Some environmentalists and animal advocates have a dislike for single-species-focused conservation programs, including campaigns against dolphin shows. These programs, they say, often have minimal environmental benefit on their own, and usually focus on large, charismatic species. They argue that this approach ignores the multitude of less-impressive life forms that are vital to every ecosystem, and some advocates fear that these organisms are completely forgotten. These organizations argue that too much attention is paid to welfare, and not enough to conservation.
However, in this case, the authors of this review argue that single-species strategies can be valuable environmental tools and often have impacts beyond the species in focus.
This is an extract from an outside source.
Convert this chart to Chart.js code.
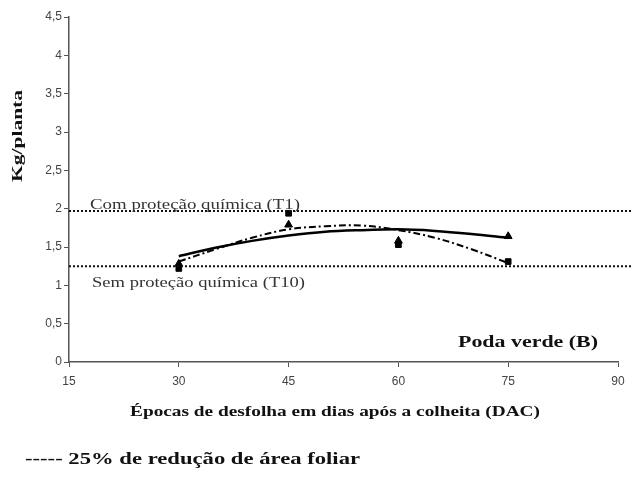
<!DOCTYPE html>
<html lang="pt">
<head>
  <meta charset="UTF-8">
  <title>Poda verde (B)</title>
  <script src="https://cdn.jsdelivr.net/npm/chart.js"></script>
  <style>
    html, body { margin: 0; padding: 0; background: #fff; }
    #wrap { width: 633px; height: 487px; }
  </style>
</head>
<body>
  <div id="wrap"><canvas id="podaChart" width="633" height="487"></canvas></div>
  <script>
    // values
    const epocas = [30, 45, 60, 75];
    const quadrados = [1.22, 1.94, 1.53, 1.31];
    const triangulos = [1.28, 1.79, 1.58, 1.64];

    // trend curves, read at every 5 days
    const tendenciaX = [30, 35, 40, 45, 50, 55, 60, 65, 70, 75];
    const tendenciaContinua = [1.38, 1.49, 1.58, 1.65, 1.70, 1.72, 1.73, 1.71, 1.67, 1.62];
    const tendenciaTracejada = [1.31, 1.47, 1.62, 1.73, 1.77, 1.78, 1.72, 1.62, 1.47, 1.29];

    // reference levels
    const refX = [15, 92.5];
    const comProtecao = 1.97;
    const semProtecao = 1.25;

    const xTicks = [15, 30, 45, 60, 75, 90];
    const yTicks = [0, 0.5, 1, 1.5, 2, 2.5, 3, 3.5, 4, 4.5];

    const pares = (xs, ys) => xs.map((x, i) => ({ x: x, y: ys[i] }));

    // text drawn on top, stretched to the widths seen in the figure
    const textos = [
      { t: 'Com proteção química (T1)', x: 90, y: 205, w: 210, font: '15px "Liberation Serif"', color: '#333' },
      { t: 'Sem proteção química (T10)', x: 92, y: 283, w: 213, font: '15px "Liberation Serif"', color: '#333' },
      { t: 'Poda verde (B)', x: 458, y: 343, w: 140, font: 'bold 17px "Liberation Serif"', color: '#111' },
      { t: 'Épocas de desfolha em dias após a colheita (DAC)', x: 130, y: 412, w: 410, font: 'bold 15px "Liberation Serif"', color: '#111' },
      { t: '----- 25% de redução de área foliar', x: 25, y: 460, w: 335, font: 'bold 17px "Liberation Serif"', color: '#111' }
    ];

    const textPlugin = {
      id: 'textos',
      afterDraw(chart) {
        const c = chart.ctx;
        c.save();
        c.textBaseline = 'middle';
        c.textAlign = 'left';
        textos.forEach(o => {
          c.font = o.font;
          c.fillStyle = o.color;
          const s = o.w / c.measureText(o.t).width;
          c.save();
          c.translate(o.x, o.y);
          c.scale(s, 1);
          c.fillText(o.t, 0, 0);
          c.restore();
        });
        // y title
        c.font = 'bold 14px "Liberation Serif"';
        c.fillStyle = '#111';
        const s = 92 / c.measureText('Kg/planta').width;
        c.translate(18, 136);
        c.rotate(-Math.PI / 2);
        c.scale(s, 1);
        c.textAlign = 'center';
        c.fillText('Kg/planta', 0, 0);
        c.restore();
      }
    };

    const ctx = document.getElementById('podaChart').getContext('2d');
    new Chart(ctx, {
      type: 'line',
      data: {
        datasets: [
          {
            label: 'Com proteção química (T1)',
            data: pares(refX, refX.map(() => comProtecao)),
            borderColor: '#111', borderWidth: 2, borderDash: [2, 2],
            pointRadius: 0, clip: false
          },
          {
            label: 'Sem proteção química (T10)',
            data: pares(refX, refX.map(() => semProtecao)),
            borderColor: '#111', borderWidth: 2, borderDash: [2, 2],
            pointRadius: 0, clip: false
          },
          {
            label: 'Tendência contínua',
            data: pares(tendenciaX, tendenciaContinua),
            borderColor: '#000', borderWidth: 2.5,
            pointRadius: 0, tension: 0.4, cubicInterpolationMode: 'monotone'
          },
          {
            label: 'Tendência tracejada',
            data: pares(tendenciaX, tendenciaTracejada),
            borderColor: '#000', borderWidth: 2, borderDash: [7, 3, 2, 3],
            pointRadius: 0, tension: 0.4
          },
          {
            label: 'Quadrados',
            data: pares(epocas, quadrados),
            showLine: false, pointStyle: 'rect', pointRadius: 4,
            backgroundColor: '#000', borderColor: '#000'
          },
          {
            label: 'Triângulos',
            data: pares(epocas, triangulos),
            showLine: false, pointStyle: 'triangle', pointRadius: 4.5,
            backgroundColor: '#000', borderColor: '#000'
          }
        ]
      },
      options: {
        responsive: false,
        animation: false,
        layout: { padding: { left: 0, right: 15, top: 17, bottom: 0 } },
        plugins: { legend: { display: false }, tooltip: { enabled: false } },
        scales: {
          x: {
            type: 'linear',
            min: 15, max: 90,
            afterFit: s => { s.height = 125; },
            afterBuildTicks: s => { s.ticks = xTicks.map(v => ({ value: v })); },
            grid: { drawOnChartArea: false, drawTicks: true, tickLength: 5, color: '#555' },
            border: { color: '#555', width: 1.5 },
            ticks: { color: '#444', padding: 7, font: { family: '"Liberation Sans"', size: 12 }, maxRotation: 0 }
          },
          y: {
            min: 0, max: 4.5,
            afterFit: s => { s.width = 69; },
            afterBuildTicks: s => { s.ticks = yTicks.map(v => ({ value: v })); },
            grid: { drawOnChartArea: false, drawTicks: true, tickLength: 5, color: '#555' },
            border: { color: '#555', width: 1.5 },
            ticks: {
              color: '#444', padding: 2, font: { family: '"Liberation Sans"', size: 12 },
              callback: v => String(v).replace('.', ',')
            }
          }
        }
      },
      plugins: [textPlugin]
    });
  </script>
</body>
</html>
While the animals in question are not necessarily keystone species, they are flagship species: animals that can be used as a sort of “mascot” for environmental movements. The authors point out that, in this case, the controversy regarding captive dolphins in Korea seems to have led to a larger change in government policy.
Protests began in 2011, when it was discovered that the park in question – Jeju Aquatic Land – had captured several of its animals illegally, including five of the performing dolphins. A sixth member of the pod was transferred to Korea, where the mayor eventually ruled that he should be released into the wild.
Included in this decision were several environmental NGOs and Seoul Grand Park, a large zoo and museum complex. Meanwhile, in Jeju, the district court ruled that the five dolphins in Jeju Pacific Land must be released as well. This case eventually landed in the Korean Supreme Court, which ruled similarly.
The release of the dolphins in 2016 was widely heralded as a victory both in environmental circles and in the general media. However, the authors argue, it was mostly a welfare-related victory. The pod is still quite small, and the public support was due more to the sense of injustice towards the captive dolphins than a concern for the wild population. Following the release, Korea’s vice-minister of Oceans and Fisheries (MOF) announced a new focus on animal welfare. As a part of this new strategy, other captive animals would be released into the wild, including sea turtles and seals.
South Korea had also improved their anti-whaling regulations in 2015, no longer allowing marine parks to capture live animals in the wild. However, the environmental movement has not had as much success in extending these protections beyond Korean jurisdiction – live animals are still permitted to be brought into the country for exhibition and entertainment. Meanwhile, the construction of wind farms – which are believed to inhibit dolphin sonar – has also prevailed over environmental concerns, and the Korean military has also excluded the effects on dolphins from their environmental impact reports, likely to avoid public outcry.
Animal welfare is a popular stance to take, and generally can be accomplished without stepping on many toes. Conservation, however, often conflicts with the interests of powerful lobbies like the military or energy production. While the main goal of the Korean activists was a success, the scope was narrowed to the point that their victory could have little further impact. The authors of the paper note that, with the conversation focused solely on captive dolphins, the campaign ended up ignoring both other captive animals and the threats to wild dolphins.
As this case study illustrates quite strongly, animal advocates should not be afraid of using a flagship species to garner public support. Still, they must do so in a way that doesn’t limit the effect solely to that species.